→ **Work instructions**
Can you set down, exactly as they appear below, the lines from the opening of the material through the one bearing "const AXIS = '#9a9a9a';", minus the pictures?
+===+
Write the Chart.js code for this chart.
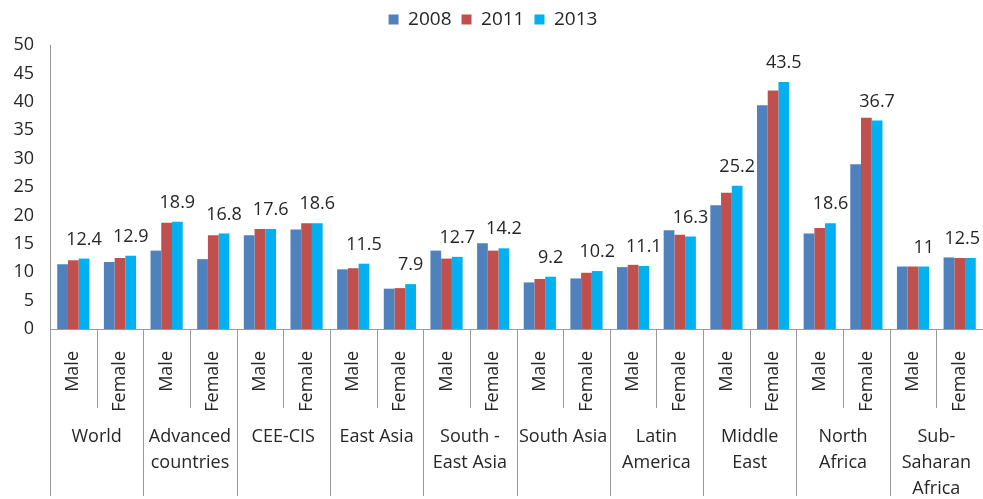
<!DOCTYPE html>
<html>
<head>
<meta charset="utf-8">
<script src="https://cdn.jsdelivr.net/npm/chart.js@4"></script>
<style>
  html, body { margin: 0; padding: 0; background: #fff; }
  #wrap { width: 983px; height: 499px; }
</style>
</head>
<body>
<div id="wrap"><canvas id="c" width="983" height="499"></canvas></div>
<script>
// categories: each region split into Male / Female
const regions = ['World', 'Advanced\ncountries', 'CEE-CIS', 'East Asia', 'South -\nEast Asia',
  'South Asia', 'Latin\nAmerica', 'Middle\nEast', 'North\nAfrica', 'Sub-\nSaharan\nAfrica'];
const sexes = ['Male', 'Female'];
const categories = regions.flatMap(() => sexes);

const years = ['2008', '2011', '2013'];
const values2008 = [11.4, 11.8, 13.8, 12.3, 16.5, 17.5, 10.5, 7.1, 13.8, 15.1,
  8.2, 8.9, 10.9, 17.4, 21.8, 39.4, 16.8, 29.0, 11.0, 12.6];
const values2011 = [12.1, 12.5, 18.7, 16.5, 17.6, 18.6, 10.7, 7.2, 12.4, 13.8,
  8.8, 9.9, 11.3, 16.6, 24.0, 42.0, 17.8, 37.2, 11.0, 12.5];
const values2013 = [12.4, 12.9, 18.9, 16.8, 17.6, 18.6, 11.5, 7.9, 12.7, 14.2,
  9.2, 10.2, 11.1, 16.3, 25.2, 43.5, 18.6, 36.7, 11.0, 12.5];

const colors = ['#4F81BD', '#C0504D', '#00B0F0'];
const FONT = '"Open Sans", sans-serif';
const TEXT = '#262626';
const AXIS = '#9a9a9a';

// value labels over the 2013 bars + two-level category axis
const extras = {
  id: 'extras',
  beforeLayout(chart) {
    // a bit more room under the legend
    const lg = chart.legend;
    if (lg && !lg._tall) {
      const fit = lg.fit;
      lg.fit = function () { fit.call(this); this.height += 6; };
      lg._tall = true;
    }
  },
  afterDatasetsDraw(chart) {
    const ctx = chart.ctx;
    const meta = chart.getDatasetMeta(2);
    ctx.save();
    ctx.font = '18px ' + FONT;
    ctx.fillStyle = TEXT;
    ctx.textAlign = 'center';
    ctx.textBaseline = 'bottom';
    meta.data.forEach((bar, i) => {
      const txt = String(values2013[i]);
      const w = ctx.measureText(txt).width;
      const lx = Math.min(bar.x, chart.width - w / 2 - 3);
      ctx.fillText(txt, lx, bar.y - 10);
    });
    ctx.restore();
  },
  afterDraw(chart) {
    const ctx = chart.ctx;
    const x = chart.scales.x;
    const bottom = chart.chartArea.bottom;
    const half = (x.getPixelForValue(1) - x.getPixelForValue(0)) / 2;
    ctx.save();
    ctx.strokeStyle = AXIS;
    ctx.lineWidth = 1;
    for (let i = 0; i < categories.length; i++) {
      const px = Math.round(x.getPixelForValue(i) - half) + 0.5;
      const len = i % 2 === 0 ? 167 : 79;
      ctx.beginPath();
      ctx.moveTo(px, bottom);
      ctx.lineTo(px, bottom + len);
      ctx.stroke();
    }
    ctx.font = '18px ' + FONT;
    ctx.fillStyle = TEXT;
    ctx.textAlign = 'center';
    ctx.textBaseline = 'middle';
    regions.forEach((r, k) => {
      const cx = (x.getPixelForValue(2 * k) + x.getPixelForValue(2 * k + 1)) / 2;
      r.split('\n').forEach((line, j) => {
        ctx.fillText(line, cx, bottom + 108 + j * 26);
      });
    });
    ctx.restore();
  }
};

new Chart(document.getElementById('c'), {
  type: 'bar',
  data: {
    labels: categories,
    datasets: years.map((y, i) => ({
      label: y,
      data: [values2008, values2011, values2013][i],
      backgroundColor: colors[i],
      borderWidth: 0,
      barPercentage: 1,
      categoryPercentage: 0.69
    }))
  },
  options: {
    responsive: false,
    animation: false,
    layout: { padding: { left: 0, right: -3, top: 0, bottom: 0 } },
    plugins: {
      legend: {
        position: 'top',
        labels: {
          font: { family: FONT, size: 19 },
          color: TEXT,
          boxWidth: 10,
          boxHeight: 10,
          padding: 10
        }
      },
      tooltip: { enabled: false }
    },
    scales: {
      x: {
        grid: { display: false },
        border: { color: AXIS },
        ticks: {
          font: { family: FONT, size: 18 },
          color: TEXT,
          minRotation: 90,
          maxRotation: 90,
          autoSkip: false,
          padding: 14
        },
        afterFit(scale) {
          scale.height = 170;
          scale.paddingLeft = 0;
          scale.paddingRight = 0;
        }
      },
      y: {
        min: 0,
        max: 50,
        grid: { display: false, drawTicks: false },
        border: { color: AXIS },
        ticks: {
          stepSize: 5,
          font: { family: FONT, size: 18 },
          color: TEXT,
          padding: 16
        },
        afterFit(scale) {
          scale.width = 50;
        }
      }
    }
  },
  plugins: [extras]
});
</script>
</body>
</html>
+===+
→ **Right answer**
Write the Chart.js code for this chart.
<!DOCTYPE html>
<html>
<head>
<meta charset="utf-8">
<script src="https://cdn.jsdelivr.net/npm/chart.js@4"></script>
<style>
  html, body { margin: 0; padding: 0; background: #fff; }
  #wrap { width: 983px; height: 499px; }
</style>
</head>
<body>
<div id="wrap"><canvas id="c" width="983" height="499"></canvas></div>
<script>
// categories: each region split into Male / Female
const regions = ['World', 'Advanced\ncountries', 'CEE-CIS', 'East Asia', 'South -\nEast Asia',
  'South Asia', 'Latin\nAmerica', 'Middle\nEast', 'North\nAfrica', 'Sub-\nSaharan\nAfrica'];
const sexes = ['Male', 'Female'];
const categories = regions.flatMap(() => sexes);

const years = ['2008', '2011', '2013'];
const values2008 = [11.4, 11.8, 13.8, 12.3, 16.5, 17.5, 10.5, 7.1, 13.8, 15.1,
  8.2, 8.9, 10.9, 17.4, 21.8, 39.4, 16.8, 29.0, 11.0, 12.6];
const values2011 = [12.1, 12.5, 18.7, 16.5, 17.6, 18.6, 10.7, 7.2, 12.4, 13.8,
  8.8, 9.9, 11.3, 16.6, 24.0, 42.0, 17.8, 37.2, 11.0, 12.5];
const values2013 = [12.4, 12.9, 18.9, 16.8, 17.6, 18.6, 11.5, 7.9, 12.7, 14.2,
  9.2, 10.2, 11.1, 16.3, 25.2, 43.5, 18.6, 36.7, 11.0, 12.5];

const colors = ['#4F81BD', '#C0504D', '#00B0F0'];
const FONT = '"Open Sans", sans-serif';
const TEXT = '#262626';
const AXIS = '#9a9a9a';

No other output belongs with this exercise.